▶ Plotting code records
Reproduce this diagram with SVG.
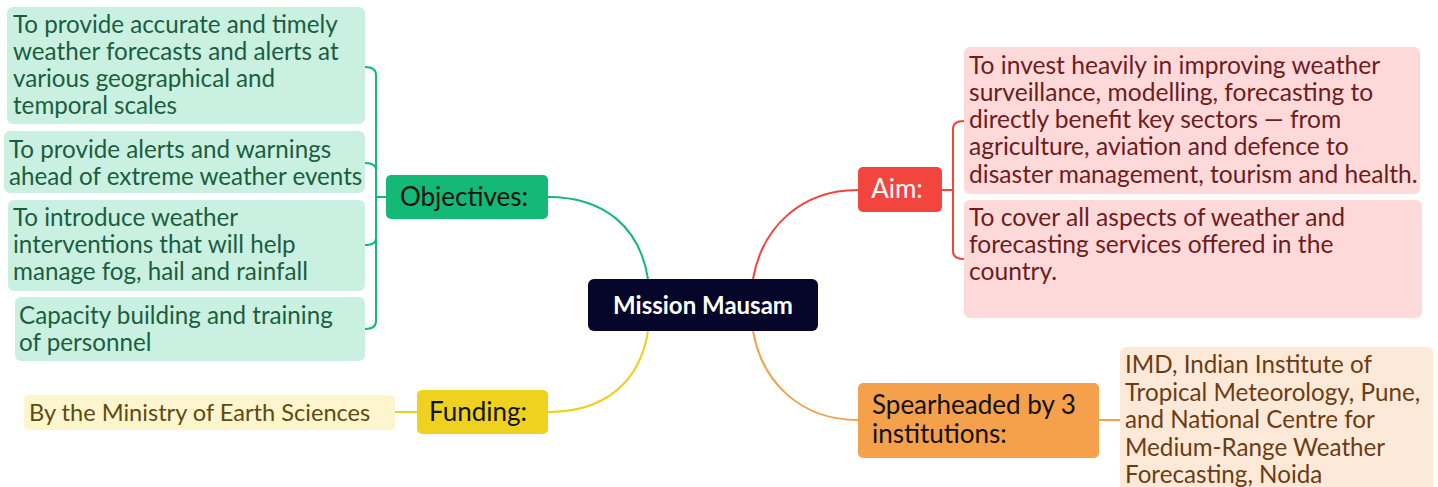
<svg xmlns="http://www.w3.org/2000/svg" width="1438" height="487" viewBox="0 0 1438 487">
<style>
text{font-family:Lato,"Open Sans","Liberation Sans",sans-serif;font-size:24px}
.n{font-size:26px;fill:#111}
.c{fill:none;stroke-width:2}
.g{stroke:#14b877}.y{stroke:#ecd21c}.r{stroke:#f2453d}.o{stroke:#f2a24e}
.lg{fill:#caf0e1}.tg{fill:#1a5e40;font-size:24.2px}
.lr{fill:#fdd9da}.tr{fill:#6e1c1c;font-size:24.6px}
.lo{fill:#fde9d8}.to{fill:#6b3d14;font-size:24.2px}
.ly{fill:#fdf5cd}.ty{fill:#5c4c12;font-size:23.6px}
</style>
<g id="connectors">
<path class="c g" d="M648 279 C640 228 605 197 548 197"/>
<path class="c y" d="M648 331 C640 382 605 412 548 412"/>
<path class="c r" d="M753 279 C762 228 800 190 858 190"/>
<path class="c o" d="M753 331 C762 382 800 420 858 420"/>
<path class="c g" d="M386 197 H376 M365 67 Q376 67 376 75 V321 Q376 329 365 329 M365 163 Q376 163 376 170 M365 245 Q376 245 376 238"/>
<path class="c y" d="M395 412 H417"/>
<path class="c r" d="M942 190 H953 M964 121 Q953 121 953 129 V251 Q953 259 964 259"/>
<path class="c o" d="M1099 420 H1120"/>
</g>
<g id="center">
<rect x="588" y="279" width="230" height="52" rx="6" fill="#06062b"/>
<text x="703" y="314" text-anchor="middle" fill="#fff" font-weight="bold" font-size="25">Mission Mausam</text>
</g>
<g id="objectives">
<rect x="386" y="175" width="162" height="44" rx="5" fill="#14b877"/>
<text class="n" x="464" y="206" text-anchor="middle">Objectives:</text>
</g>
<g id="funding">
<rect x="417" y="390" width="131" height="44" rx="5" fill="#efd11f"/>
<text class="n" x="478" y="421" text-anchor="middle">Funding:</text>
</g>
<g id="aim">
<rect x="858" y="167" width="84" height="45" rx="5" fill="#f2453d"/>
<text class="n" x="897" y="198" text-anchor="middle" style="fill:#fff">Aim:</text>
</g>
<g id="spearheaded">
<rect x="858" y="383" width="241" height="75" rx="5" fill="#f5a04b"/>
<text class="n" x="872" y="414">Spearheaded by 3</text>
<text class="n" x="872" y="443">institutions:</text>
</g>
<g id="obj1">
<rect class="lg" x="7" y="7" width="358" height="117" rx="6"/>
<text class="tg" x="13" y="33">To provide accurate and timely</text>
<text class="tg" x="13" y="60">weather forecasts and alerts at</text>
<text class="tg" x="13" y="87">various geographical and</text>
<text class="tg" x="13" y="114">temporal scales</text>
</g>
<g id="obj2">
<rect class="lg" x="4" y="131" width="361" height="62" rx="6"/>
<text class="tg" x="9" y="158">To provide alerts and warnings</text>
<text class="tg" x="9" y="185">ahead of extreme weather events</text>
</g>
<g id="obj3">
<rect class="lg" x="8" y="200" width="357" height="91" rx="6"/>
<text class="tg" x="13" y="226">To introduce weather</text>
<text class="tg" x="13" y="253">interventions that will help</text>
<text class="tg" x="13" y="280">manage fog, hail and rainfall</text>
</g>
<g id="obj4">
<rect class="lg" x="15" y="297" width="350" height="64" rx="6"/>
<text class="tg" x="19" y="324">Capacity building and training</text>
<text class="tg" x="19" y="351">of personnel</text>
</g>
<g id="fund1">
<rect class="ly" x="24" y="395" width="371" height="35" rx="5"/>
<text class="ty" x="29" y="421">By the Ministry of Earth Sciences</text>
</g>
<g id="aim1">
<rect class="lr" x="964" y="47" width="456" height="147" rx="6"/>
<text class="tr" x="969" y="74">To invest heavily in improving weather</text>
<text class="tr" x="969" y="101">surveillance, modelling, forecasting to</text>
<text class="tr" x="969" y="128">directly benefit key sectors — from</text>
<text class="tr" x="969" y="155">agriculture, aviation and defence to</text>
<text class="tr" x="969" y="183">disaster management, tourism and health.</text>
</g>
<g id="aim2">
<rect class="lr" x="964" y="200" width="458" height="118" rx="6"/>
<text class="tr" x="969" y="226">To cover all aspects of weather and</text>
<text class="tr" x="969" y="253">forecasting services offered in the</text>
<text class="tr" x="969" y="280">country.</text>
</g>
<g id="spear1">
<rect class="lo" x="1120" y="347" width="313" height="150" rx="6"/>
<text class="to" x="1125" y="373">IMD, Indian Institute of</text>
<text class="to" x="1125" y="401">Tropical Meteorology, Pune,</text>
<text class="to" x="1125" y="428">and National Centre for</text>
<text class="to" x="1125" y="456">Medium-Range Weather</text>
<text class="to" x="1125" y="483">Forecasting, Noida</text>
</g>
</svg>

--

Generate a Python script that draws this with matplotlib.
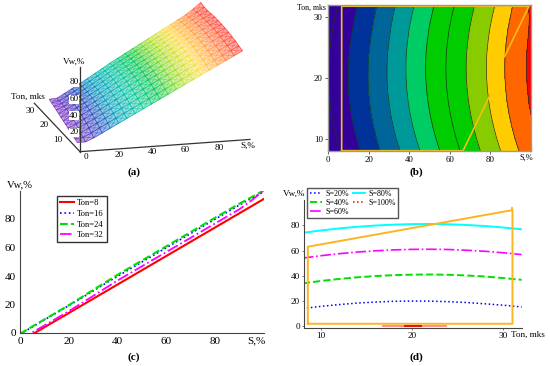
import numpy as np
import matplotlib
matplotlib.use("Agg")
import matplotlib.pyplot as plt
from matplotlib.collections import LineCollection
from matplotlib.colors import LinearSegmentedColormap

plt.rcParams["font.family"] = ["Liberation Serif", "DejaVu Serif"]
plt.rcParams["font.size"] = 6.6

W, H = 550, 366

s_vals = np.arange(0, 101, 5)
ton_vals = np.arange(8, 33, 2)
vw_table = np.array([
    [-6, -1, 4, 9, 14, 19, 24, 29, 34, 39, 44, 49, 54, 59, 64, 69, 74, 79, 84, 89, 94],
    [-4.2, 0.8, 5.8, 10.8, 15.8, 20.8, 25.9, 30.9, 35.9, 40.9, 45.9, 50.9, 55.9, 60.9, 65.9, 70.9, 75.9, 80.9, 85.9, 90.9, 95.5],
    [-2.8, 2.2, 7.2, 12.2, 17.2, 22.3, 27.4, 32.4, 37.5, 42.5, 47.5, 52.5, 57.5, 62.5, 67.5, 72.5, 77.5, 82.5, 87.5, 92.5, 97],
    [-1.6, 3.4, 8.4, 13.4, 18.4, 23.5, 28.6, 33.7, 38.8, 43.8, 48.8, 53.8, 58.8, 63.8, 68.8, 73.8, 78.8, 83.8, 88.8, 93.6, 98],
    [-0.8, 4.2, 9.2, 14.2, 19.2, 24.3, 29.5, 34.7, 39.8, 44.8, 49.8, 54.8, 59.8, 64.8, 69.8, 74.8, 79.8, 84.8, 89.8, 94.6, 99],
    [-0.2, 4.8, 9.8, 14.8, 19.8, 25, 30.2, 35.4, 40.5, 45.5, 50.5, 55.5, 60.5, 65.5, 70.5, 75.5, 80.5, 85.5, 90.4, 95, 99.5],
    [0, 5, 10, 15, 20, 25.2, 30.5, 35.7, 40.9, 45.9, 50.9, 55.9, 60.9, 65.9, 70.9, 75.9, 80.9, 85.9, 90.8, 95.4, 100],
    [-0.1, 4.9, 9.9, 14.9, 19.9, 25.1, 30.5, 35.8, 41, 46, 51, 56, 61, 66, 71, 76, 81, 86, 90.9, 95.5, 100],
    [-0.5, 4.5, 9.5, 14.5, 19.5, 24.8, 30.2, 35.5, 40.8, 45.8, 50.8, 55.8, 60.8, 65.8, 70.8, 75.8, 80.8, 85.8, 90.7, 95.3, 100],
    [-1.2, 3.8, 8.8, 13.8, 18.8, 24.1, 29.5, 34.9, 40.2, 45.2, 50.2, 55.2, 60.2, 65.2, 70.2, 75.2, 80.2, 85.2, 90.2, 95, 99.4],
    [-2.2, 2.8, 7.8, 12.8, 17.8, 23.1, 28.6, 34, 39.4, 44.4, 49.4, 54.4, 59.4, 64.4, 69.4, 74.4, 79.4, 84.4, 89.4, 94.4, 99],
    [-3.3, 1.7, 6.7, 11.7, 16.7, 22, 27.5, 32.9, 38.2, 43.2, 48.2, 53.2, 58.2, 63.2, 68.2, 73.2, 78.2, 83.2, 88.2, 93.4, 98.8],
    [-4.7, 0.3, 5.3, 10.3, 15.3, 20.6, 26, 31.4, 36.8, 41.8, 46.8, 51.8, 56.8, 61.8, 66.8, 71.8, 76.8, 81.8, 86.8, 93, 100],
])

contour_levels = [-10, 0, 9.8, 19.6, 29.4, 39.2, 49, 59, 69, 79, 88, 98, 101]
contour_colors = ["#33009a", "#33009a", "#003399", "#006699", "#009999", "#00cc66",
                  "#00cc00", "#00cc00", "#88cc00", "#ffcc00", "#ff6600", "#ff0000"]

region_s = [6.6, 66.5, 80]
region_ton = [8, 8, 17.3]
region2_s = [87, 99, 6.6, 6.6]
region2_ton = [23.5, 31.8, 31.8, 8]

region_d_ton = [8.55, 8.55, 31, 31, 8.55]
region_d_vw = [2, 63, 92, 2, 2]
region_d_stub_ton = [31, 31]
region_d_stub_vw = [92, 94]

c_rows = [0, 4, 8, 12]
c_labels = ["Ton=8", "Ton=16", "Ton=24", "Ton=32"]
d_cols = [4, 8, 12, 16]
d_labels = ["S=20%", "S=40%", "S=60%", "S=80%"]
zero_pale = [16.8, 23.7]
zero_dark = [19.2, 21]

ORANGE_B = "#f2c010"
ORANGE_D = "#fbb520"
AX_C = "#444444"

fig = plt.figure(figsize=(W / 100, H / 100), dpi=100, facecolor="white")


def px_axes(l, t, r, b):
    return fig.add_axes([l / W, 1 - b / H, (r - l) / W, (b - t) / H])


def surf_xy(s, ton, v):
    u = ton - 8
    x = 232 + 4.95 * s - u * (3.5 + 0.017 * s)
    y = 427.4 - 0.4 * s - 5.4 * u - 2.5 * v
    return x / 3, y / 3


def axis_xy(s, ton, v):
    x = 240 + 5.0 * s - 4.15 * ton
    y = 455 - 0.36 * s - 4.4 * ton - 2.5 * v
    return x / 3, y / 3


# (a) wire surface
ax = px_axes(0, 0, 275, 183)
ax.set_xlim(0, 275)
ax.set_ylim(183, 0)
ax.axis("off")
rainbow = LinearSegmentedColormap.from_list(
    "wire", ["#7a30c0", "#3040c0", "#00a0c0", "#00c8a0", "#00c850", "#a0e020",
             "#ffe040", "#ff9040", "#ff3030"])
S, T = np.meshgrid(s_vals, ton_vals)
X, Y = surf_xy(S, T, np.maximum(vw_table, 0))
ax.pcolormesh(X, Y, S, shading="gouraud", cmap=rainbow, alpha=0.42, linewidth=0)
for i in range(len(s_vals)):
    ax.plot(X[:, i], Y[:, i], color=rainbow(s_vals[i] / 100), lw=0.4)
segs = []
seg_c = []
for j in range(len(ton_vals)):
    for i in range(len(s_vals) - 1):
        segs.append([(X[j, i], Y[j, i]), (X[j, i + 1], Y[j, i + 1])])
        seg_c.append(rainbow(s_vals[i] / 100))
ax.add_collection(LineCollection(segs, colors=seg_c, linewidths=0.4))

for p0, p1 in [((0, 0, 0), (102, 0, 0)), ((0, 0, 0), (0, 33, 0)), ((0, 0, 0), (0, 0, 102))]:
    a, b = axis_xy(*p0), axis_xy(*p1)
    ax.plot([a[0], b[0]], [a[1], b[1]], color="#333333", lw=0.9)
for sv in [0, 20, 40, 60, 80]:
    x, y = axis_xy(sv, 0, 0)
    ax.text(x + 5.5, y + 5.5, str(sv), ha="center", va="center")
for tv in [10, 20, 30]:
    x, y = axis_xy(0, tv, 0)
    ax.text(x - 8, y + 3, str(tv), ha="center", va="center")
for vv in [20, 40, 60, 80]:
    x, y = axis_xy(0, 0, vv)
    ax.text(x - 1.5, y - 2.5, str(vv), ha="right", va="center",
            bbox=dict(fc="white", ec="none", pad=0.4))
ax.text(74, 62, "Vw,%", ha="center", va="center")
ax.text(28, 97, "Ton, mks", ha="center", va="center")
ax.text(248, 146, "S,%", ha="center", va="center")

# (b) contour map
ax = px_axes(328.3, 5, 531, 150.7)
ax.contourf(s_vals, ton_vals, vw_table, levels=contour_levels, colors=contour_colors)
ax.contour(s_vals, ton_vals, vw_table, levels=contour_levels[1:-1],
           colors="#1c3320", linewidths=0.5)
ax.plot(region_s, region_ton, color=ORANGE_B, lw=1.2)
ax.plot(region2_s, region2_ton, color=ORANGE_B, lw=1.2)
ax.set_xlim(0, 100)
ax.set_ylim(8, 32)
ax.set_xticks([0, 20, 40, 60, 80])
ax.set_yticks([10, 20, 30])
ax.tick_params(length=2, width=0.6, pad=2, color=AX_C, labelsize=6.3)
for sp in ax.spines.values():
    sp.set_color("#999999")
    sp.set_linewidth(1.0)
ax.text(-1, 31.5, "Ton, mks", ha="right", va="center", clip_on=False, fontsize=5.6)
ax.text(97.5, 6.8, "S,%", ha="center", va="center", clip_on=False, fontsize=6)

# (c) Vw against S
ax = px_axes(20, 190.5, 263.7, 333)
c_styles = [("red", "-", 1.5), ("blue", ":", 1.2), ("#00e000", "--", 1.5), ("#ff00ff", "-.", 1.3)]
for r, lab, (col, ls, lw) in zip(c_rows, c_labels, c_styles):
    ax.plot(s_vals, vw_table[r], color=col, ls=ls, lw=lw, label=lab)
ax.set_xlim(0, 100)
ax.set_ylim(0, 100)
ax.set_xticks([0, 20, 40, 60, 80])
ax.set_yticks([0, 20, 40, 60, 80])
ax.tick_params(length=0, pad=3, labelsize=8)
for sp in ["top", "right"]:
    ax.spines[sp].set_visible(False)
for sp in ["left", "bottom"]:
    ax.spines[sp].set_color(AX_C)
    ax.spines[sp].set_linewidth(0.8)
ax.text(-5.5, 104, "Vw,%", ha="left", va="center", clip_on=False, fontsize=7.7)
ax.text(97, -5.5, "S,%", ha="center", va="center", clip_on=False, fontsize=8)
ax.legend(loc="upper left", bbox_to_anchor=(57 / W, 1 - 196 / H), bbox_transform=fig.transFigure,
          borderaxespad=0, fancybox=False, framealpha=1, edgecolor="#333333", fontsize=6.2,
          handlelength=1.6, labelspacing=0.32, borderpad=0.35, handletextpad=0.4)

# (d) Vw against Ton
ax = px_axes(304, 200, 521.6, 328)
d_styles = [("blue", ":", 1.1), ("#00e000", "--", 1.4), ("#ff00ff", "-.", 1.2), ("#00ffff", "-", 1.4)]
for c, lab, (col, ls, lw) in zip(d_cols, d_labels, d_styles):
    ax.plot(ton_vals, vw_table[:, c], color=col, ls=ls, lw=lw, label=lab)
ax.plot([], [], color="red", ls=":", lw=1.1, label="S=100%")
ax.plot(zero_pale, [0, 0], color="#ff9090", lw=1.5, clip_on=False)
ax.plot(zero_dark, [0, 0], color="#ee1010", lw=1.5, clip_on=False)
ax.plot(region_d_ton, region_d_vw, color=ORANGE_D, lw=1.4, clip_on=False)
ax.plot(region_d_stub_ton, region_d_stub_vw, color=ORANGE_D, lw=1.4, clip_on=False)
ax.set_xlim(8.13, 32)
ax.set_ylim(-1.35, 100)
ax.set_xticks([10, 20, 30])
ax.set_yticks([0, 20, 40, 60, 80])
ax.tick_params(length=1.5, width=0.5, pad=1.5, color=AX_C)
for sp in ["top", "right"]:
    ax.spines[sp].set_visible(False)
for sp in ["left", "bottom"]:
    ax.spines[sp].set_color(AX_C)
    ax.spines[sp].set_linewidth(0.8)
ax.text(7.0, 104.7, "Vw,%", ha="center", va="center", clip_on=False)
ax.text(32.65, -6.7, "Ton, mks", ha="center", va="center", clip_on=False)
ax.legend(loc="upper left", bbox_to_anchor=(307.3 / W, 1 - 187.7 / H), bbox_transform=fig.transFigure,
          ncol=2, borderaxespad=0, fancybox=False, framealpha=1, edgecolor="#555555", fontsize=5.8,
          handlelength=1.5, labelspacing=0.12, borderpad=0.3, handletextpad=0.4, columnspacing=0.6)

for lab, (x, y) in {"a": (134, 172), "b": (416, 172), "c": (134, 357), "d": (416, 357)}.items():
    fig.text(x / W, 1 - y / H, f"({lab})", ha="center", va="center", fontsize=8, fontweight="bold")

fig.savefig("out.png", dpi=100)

▶ Problem to solve
Nothing but the lines from the one with "Generate a Python" through the one with "W, H = 550, 366" should be copied, word for word. Pictures are left out.

▶ Response to this task
Generate a Python script that draws this with matplotlib.
import numpy as np
import matplotlib
matplotlib.use("Agg")
import matplotlib.pyplot as plt
from matplotlib.collections import LineCollection
from matplotlib.colors import LinearSegmentedColormap

plt.rcParams["font.family"] = ["Liberation Serif", "DejaVu Serif"]
plt.rcParams["font.size"] = 6.6

W, H = 550, 366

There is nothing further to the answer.